Exploring Obsidian with Genealogy, family trees

The ‘complexity’ in my system is more apparent than real. It’s a reading system not a numbering system as such. From a numbering point of view there’s huge redundancy.

If I break it down, 012=XFMM : they’re just different numbering systems pointing to exactly the same position on a tree. The 04 is redundant too - it just shows generational distance - as the information is included in the other numbers.
From a numbering point of view it could just be written as 12.
The extra 13 just indicates the other common ancestor.
When reading, I choose which element to look at depending on my interest at the time.

Coming forward is different because it relates to a person, not a position in a tree. The tree has no required elements coming forward.
So it’s about relationships, not tree positions. And descriptive rather than numberical.
Generation number is the same.
The common ancestors are given, using both systems.
But only atree/binary ahnentafel is used coming forward because it describes a relational path and there are no fixed elements for a strict numbering system to be applied to.
The xx simply indicates two common ancestors.
The name could be a group of names, a place, a date of birth - whatever I need to instantly know the person.

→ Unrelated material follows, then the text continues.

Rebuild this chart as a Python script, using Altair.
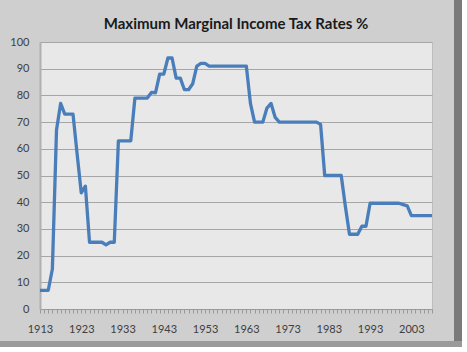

It’s a system designed to be read rather than apportion UIDs.
It works for me, fits comfortably into a plaintext research system.
It doesn’t interface with the other systems out there. I have little interest in importing GEDCOMS - or even exporting them. Most trees I have seen contain too many errors and lack evidence. From the little I have seen, most researchers have their own systems to support their investigations.

The change/conversion required ought to be fairly easily scriptable.
I’m afraid that I have, consciously, forgotten everything I once knew about gedcom.

I can understand that. In some ways I’m more interested in direct female lines - it’s the only line where every member of the current generation has inherited the same DNA from their ancestors. Y chromosome inherited only by males.